§ Data extract:

•••

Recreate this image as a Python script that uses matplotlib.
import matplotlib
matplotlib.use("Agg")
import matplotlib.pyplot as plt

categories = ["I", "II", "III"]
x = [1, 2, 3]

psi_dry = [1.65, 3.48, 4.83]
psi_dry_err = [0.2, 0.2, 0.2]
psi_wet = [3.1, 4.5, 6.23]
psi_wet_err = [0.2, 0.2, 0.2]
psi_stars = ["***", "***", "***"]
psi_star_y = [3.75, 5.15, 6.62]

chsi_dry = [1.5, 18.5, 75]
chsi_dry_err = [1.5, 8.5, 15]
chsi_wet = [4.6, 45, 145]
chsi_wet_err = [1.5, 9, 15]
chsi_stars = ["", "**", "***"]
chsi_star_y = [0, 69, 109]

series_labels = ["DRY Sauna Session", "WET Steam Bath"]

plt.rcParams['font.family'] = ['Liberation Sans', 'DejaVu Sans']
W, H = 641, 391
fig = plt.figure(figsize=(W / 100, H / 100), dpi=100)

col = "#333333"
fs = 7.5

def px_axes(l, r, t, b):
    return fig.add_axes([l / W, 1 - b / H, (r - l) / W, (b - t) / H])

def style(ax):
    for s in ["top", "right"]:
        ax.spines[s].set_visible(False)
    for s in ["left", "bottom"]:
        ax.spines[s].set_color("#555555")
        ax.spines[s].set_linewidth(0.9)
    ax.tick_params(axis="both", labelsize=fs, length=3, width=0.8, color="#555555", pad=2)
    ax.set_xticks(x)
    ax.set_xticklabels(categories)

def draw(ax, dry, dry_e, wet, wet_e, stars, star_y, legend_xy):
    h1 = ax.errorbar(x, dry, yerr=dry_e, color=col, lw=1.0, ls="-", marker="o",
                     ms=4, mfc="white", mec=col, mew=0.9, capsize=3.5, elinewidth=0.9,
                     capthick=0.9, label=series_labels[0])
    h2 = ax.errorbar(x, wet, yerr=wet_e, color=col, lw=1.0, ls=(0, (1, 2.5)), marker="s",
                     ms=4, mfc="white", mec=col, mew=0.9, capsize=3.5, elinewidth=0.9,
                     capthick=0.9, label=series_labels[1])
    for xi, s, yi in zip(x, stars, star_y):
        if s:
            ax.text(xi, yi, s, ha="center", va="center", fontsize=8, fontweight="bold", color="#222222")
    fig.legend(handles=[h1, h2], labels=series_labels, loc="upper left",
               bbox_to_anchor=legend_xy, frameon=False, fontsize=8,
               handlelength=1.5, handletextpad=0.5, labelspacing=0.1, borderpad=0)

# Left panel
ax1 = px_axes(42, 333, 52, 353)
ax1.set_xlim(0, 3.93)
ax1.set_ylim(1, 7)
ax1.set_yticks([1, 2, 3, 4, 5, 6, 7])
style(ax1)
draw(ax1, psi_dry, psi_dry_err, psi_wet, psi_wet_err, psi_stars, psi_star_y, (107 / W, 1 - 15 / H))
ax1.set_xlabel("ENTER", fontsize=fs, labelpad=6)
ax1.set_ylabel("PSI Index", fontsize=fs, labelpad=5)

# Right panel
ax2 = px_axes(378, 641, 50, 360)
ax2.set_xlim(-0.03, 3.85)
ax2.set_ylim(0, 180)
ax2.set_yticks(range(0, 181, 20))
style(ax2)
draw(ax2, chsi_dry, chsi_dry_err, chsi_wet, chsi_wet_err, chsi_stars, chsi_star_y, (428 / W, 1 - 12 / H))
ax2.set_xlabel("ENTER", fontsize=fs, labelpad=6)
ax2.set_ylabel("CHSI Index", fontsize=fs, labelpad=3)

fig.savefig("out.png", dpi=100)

•••

Using the data above, return each line exactly as written.

§ Complete answer:
Recreate this image as a Python script that uses matplotlib.
import matplotlib
matplotlib.use("Agg")
import matplotlib.pyplot as plt

categories = ["I", "II", "III"]
x = [1, 2, 3]

psi_dry = [1.65, 3.48, 4.83]
psi_dry_err = [0.2, 0.2, 0.2]
psi_wet = [3.1, 4.5, 6.23]
psi_wet_err = [0.2, 0.2, 0.2]
psi_stars = ["***", "***", "***"]
psi_star_y = [3.75, 5.15, 6.62]

chsi_dry = [1.5, 18.5, 75]
chsi_dry_err = [1.5, 8.5, 15]
chsi_wet = [4.6, 45, 145]
chsi_wet_err = [1.5, 9, 15]
chsi_stars = ["", "**", "***"]
chsi_star_y = [0, 69, 109]

series_labels = ["DRY Sauna Session", "WET Steam Bath"]

plt.rcParams['font.family'] = ['Liberation Sans', 'DejaVu Sans']
W, H = 641, 391
fig = plt.figure(figsize=(W / 100, H / 100), dpi=100)

col = "#333333"
fs = 7.5

def px_axes(l, r, t, b):
    return fig.add_axes([l / W, 1 - b / H, (r - l) / W, (b - t) / H])

def style(ax):
    for s in ["top", "right"]:
        ax.spines[s].set_visible(False)
    for s in ["left", "bottom"]:
        ax.spines[s].set_color("#555555")
        ax.spines[s].set_linewidth(0.9)
    ax.tick_params(axis="both", labelsize=fs, length=3, width=0.8, color="#555555", pad=2)
    ax.set_xticks(x)
    ax.set_xticklabels(categories)

def draw(ax, dry, dry_e, wet, wet_e, stars, star_y, legend_xy):
    h1 = ax.errorbar(x, dry, yerr=dry_e, color=col, lw=1.0, ls="-", marker="o",
                     ms=4, mfc="white", mec=col, mew=0.9, capsize=3.5, elinewidth=0.9,
                     capthick=0.9, label=series_labels[0])
    h2 = ax.errorbar(x, wet, yerr=wet_e, color=col, lw=1.0, ls=(0, (1, 2.5)), marker="s",
                     ms=4, mfc="white", mec=col, mew=0.9, capsize=3.5, elinewidth=0.9,
                     capthick=0.9, label=series_labels[1])
    for xi, s, yi in zip(x, stars, star_y):
        if s:
            ax.text(xi, yi, s, ha="center", va="center", fontsize=8, fontweight="bold", color="#222222")
    fig.legend(handles=[h1, h2], labels=series_labels, loc="upper left",
               bbox_to_anchor=legend_xy, frameon=False, fontsize=8,
               handlelength=1.5, handletextpad=0.5, labelspacing=0.1, borderpad=0)

# Left panel
ax1 = px_axes(42, 333, 52, 353)
ax1.set_xlim(0, 3.93)
ax1.set_ylim(1, 7)
ax1.set_yticks([1, 2, 3, 4, 5, 6, 7])
style(ax1)
draw(ax1, psi_dry, psi_dry_err, psi_wet, psi_wet_err, psi_stars, psi_star_y, (107 / W, 1 - 15 / H))
ax1.set_xlabel("ENTER", fontsize=fs, labelpad=6)
ax1.set_ylabel("PSI Index", fontsize=fs, labelpad=5)

# Right panel
ax2 = px_axes(378, 641, 50, 360)
ax2.set_xlim(-0.03, 3.85)
ax2.set_ylim(0, 180)
ax2.set_yticks(range(0, 181, 20))
style(ax2)
draw(ax2, chsi_dry, chsi_dry_err, chsi_wet, chsi_wet_err, chsi_stars, chsi_star_y, (428 / W, 1 - 12 / H))
ax2.set_xlabel("ENTER", fontsize=fs, labelpad=6)
ax2.set_ylabel("CHSI Index", fontsize=fs, labelpad=3)

fig.savefig("out.png", dpi=100)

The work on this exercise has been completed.